Con un salto temporale in avanti di qualche anno, vediamo come Noah (Dominic West) ritorni alla vita di tutti i giorni dopo aver scontato interamente la pena per l’omicidio di Scott Lockhart, nonostante sia stata la ex moglie di Noah, Helen (Maura Tierney), a compiere il delitto; la donna è ovviamente riconoscente nei confronti dell’ex marito (e prova ancora qualcosa per lui malgrado tutto quello che è successo) ma Noah deve fare i conti con dei gravi disturbi causati dallo stress post-traumatico che gli causano delle terribili allucinazioni, anche se con l’aiuto della professoressa Juliette Le Galle (Irène Jacob) riuscirà a non cadere nel baratro della pazzia. Intanto a Montauk Alison (Ruth Wilson) instaura una battaglia legale contro l’ex marito Cole (Joshua Jackson) per l’affidamento congiunto della figlia Joanie (che lei ha abbandonato qualche tempo prima per il riacutizzarsi della sua depressione) ma l’uomo, che è ancora molto legato alla sua vecchia compagna, non si mette di traverso e la questione si risolve nel migliore dei modi, permettendo ai due di riavvicinarsi a scapito dell’attuale compagna di Cole, Luisa (Catalina Sandino Moreno).
Sarah Treem ha provato a rimettere di nuovo in discussione lo show con un approccio più dark e psicologico (riuscendoci però solo in parte).

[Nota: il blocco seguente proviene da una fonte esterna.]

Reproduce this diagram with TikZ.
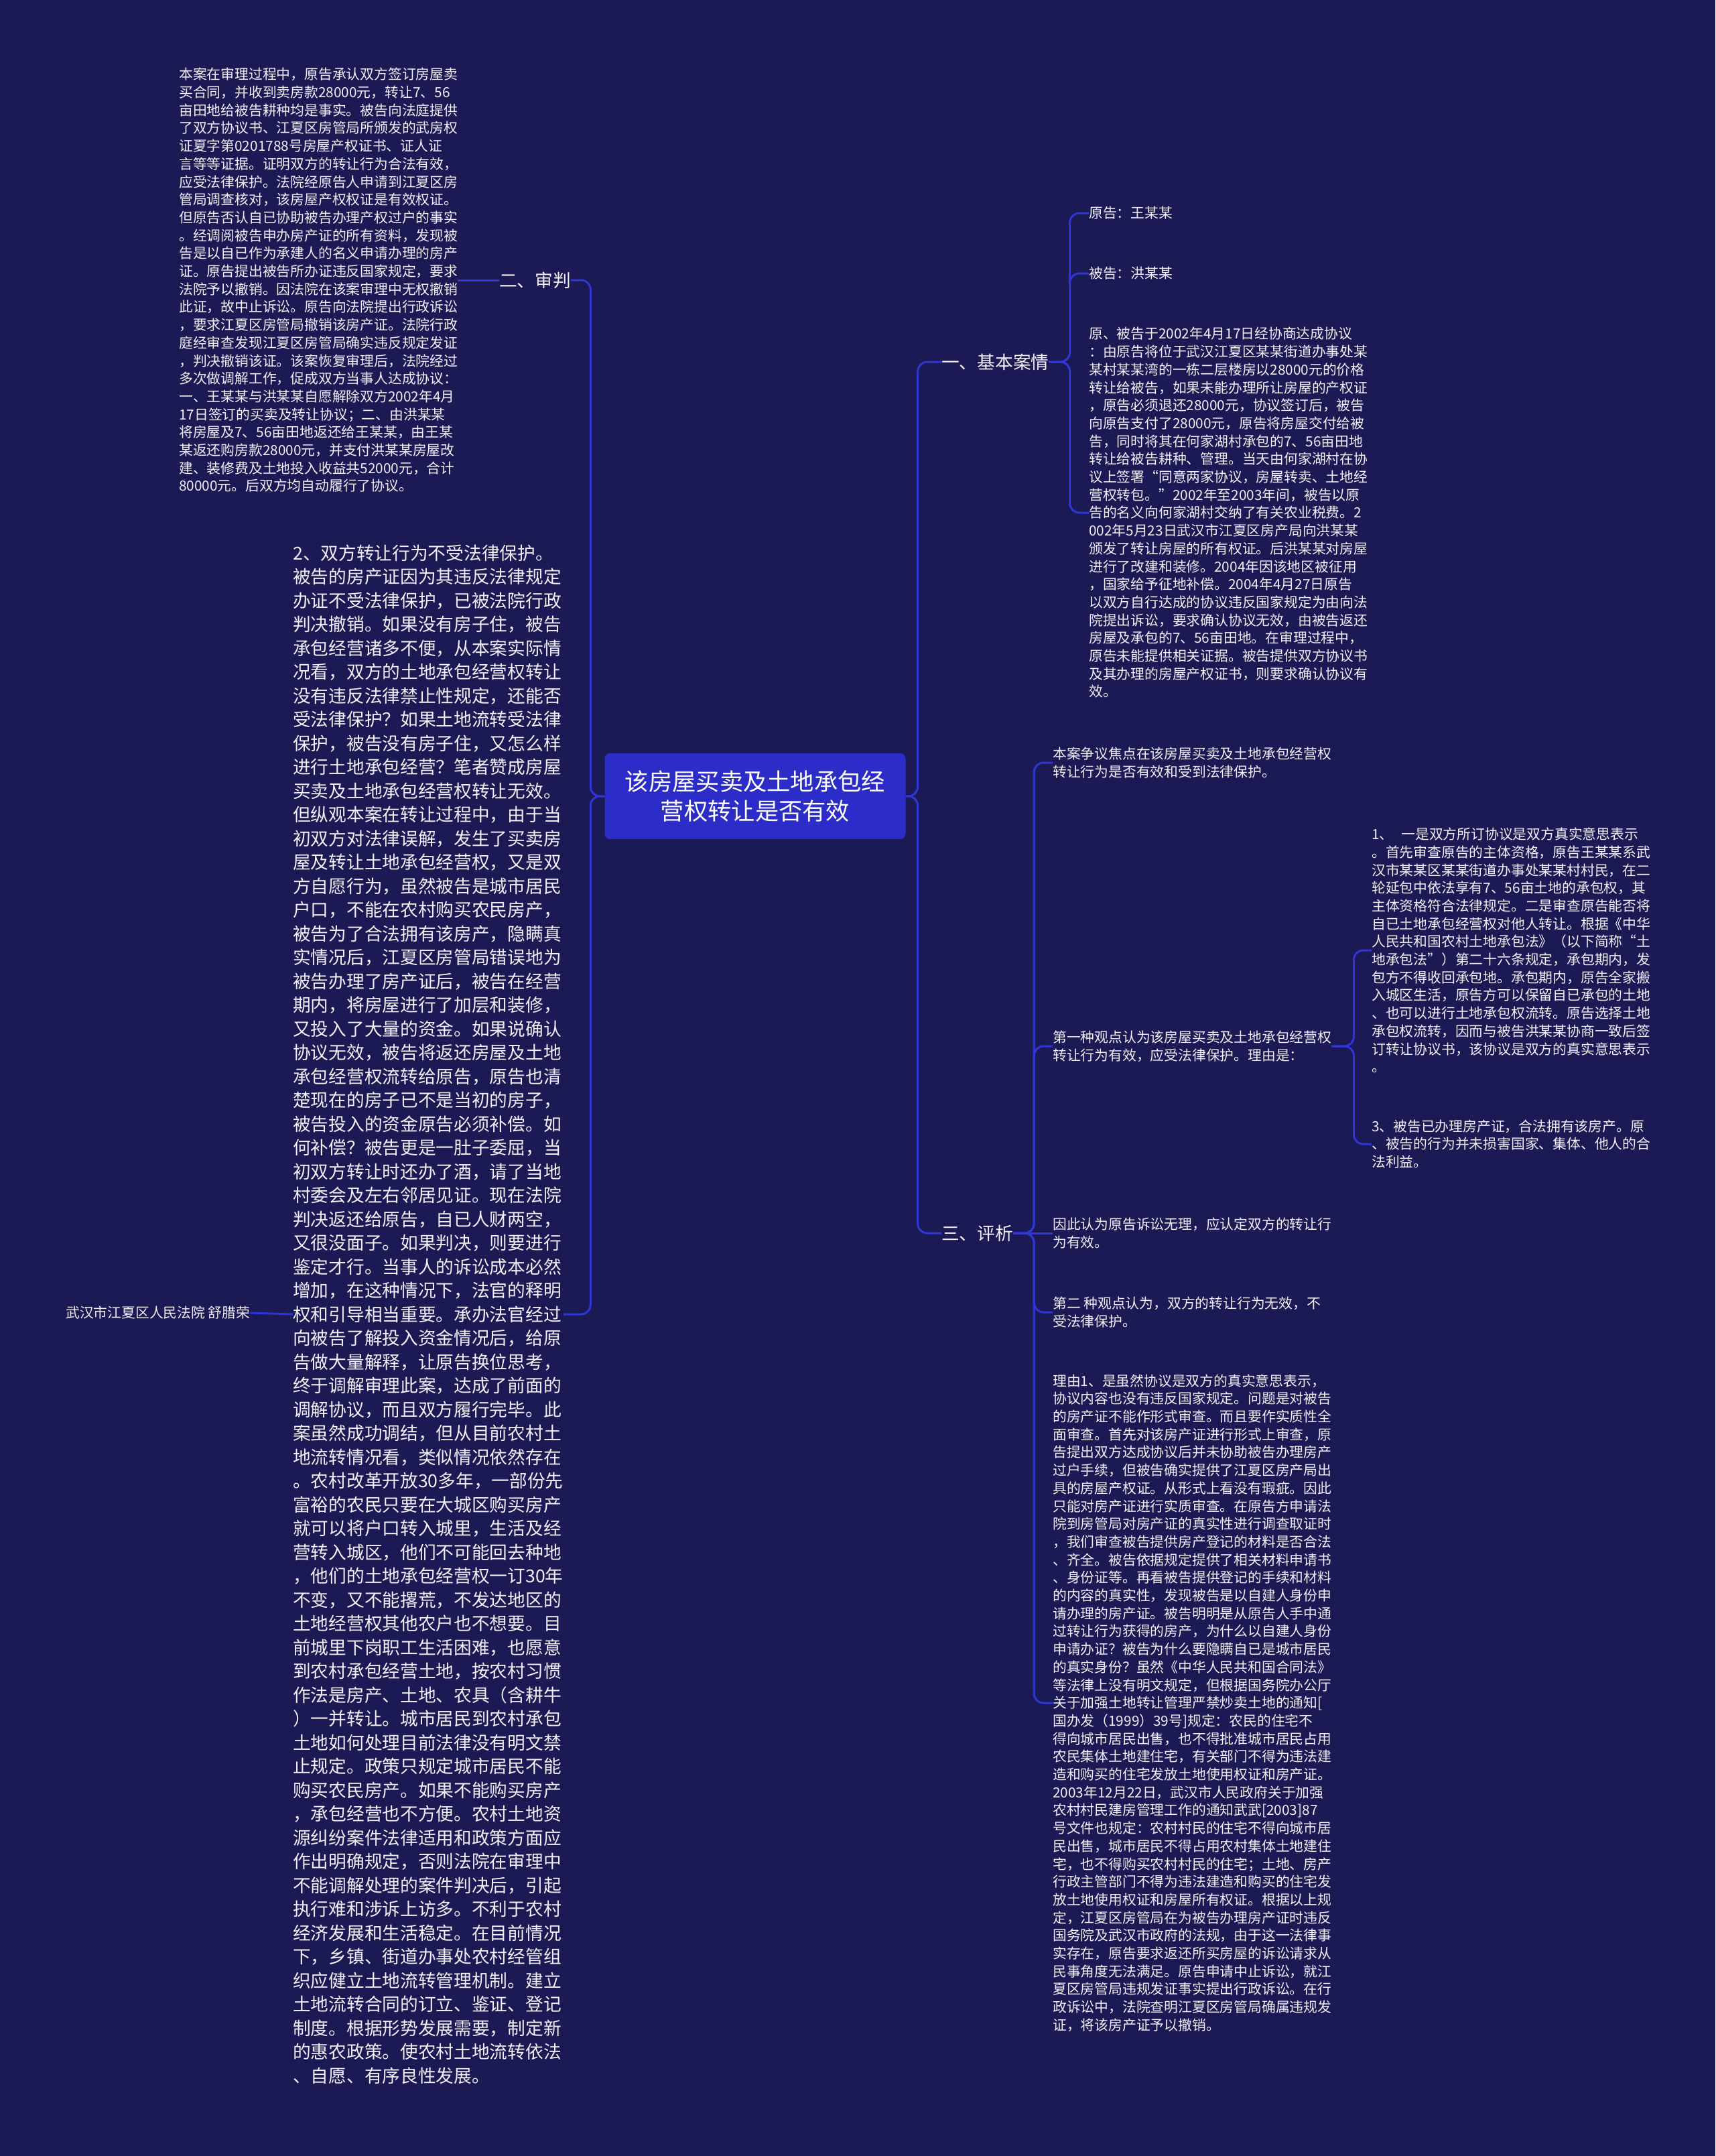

Partiamo dalla cosa migliore vista in questa stagione ovvero la “riabilitazione”, da parte degli autori, di Noah: il personaggio interpretato splendidamente da Dominic West è sempre stato dipinto come il “cattivo” del quartetto protagonista della vicenda, un uomo colto e benestante che, in preda a una crisi di mezza età, cerca l’avventura sentimentale con una donna più giovane di lui (come Alison) piena di problemi, scatenando così la valanga che cambierà per sempre le loro esistenze; ebbene, la prigione ci consegna una persona nuova, letteralmente distrutta dall’esperienza ma disposta a fare mea culpa sugli errori commessi in passato. Oltre che combattere i disturbi psichici causati dalla detenzione (che gli fanno credere di essere vittima del suo carceriere, interpretato da un inquietante Brendan Fraser), riemergerà nel corso degli episodi la sua tragica giovinezza mettendo del tutto a fuoco la relazione con Helen, character meno positivo di quanto si possa pensare. Peccato però che Noah rubi la scena a tutti gli altri personaggi, grave errore per una serie così corale come The Affair: le vicende di Alison e Cole passano in secondo piano rispetto a tutto il resto e la new entry di quest’anno, la professoressa impersonata da Irène Jacob (miglior attrice nel 1991 a Cannes con La Doppia Vita di Veronica di Kieslowski) è un personaggio potenzialmente interessante il cui sviluppo non è però particolarmente funzionale per lo show. Continuano inoltre ad emergere i difetti cronici visti già lo scorso anno, come per esempio alcune derive soapoperistiche che stonano pesantemente con l’atmosfera creata (ma ormai le scene di sesso, anche gratuite, sono una garanzia su Showtime), l’eccessiva superficialità del plot in alcuni punti fondamentali e una gestione del ritmo non sempre ottimale.
Anche il season finale ha lasciato un pò l’amaro in bocca perché è vero che la scelta di concludere con un episodio completamente anticlimatico è stata molto coraggiosa ma lascia troppe cose in sospeso e questo denota, purtroppo, una carenza di idee da parte del team degli autori, costretti a gestire un impianto narrativo che di anno in anno perde sempre più mordente; la Treem sa benissimo che la sua creatura sta giungendo alla fine del suo percorso, non a caso ha dichiarato che la quarta stagione sarà, molto probabilmente, l’ultima. Già rinnovata dal canale via cavo, ci auguriamo che il prossimo anno The Affair possa tornare ai fasti che l’hanno resa, pur con le sue criticità, una serie di peso nell’universo sempre più vasto della televisione americana.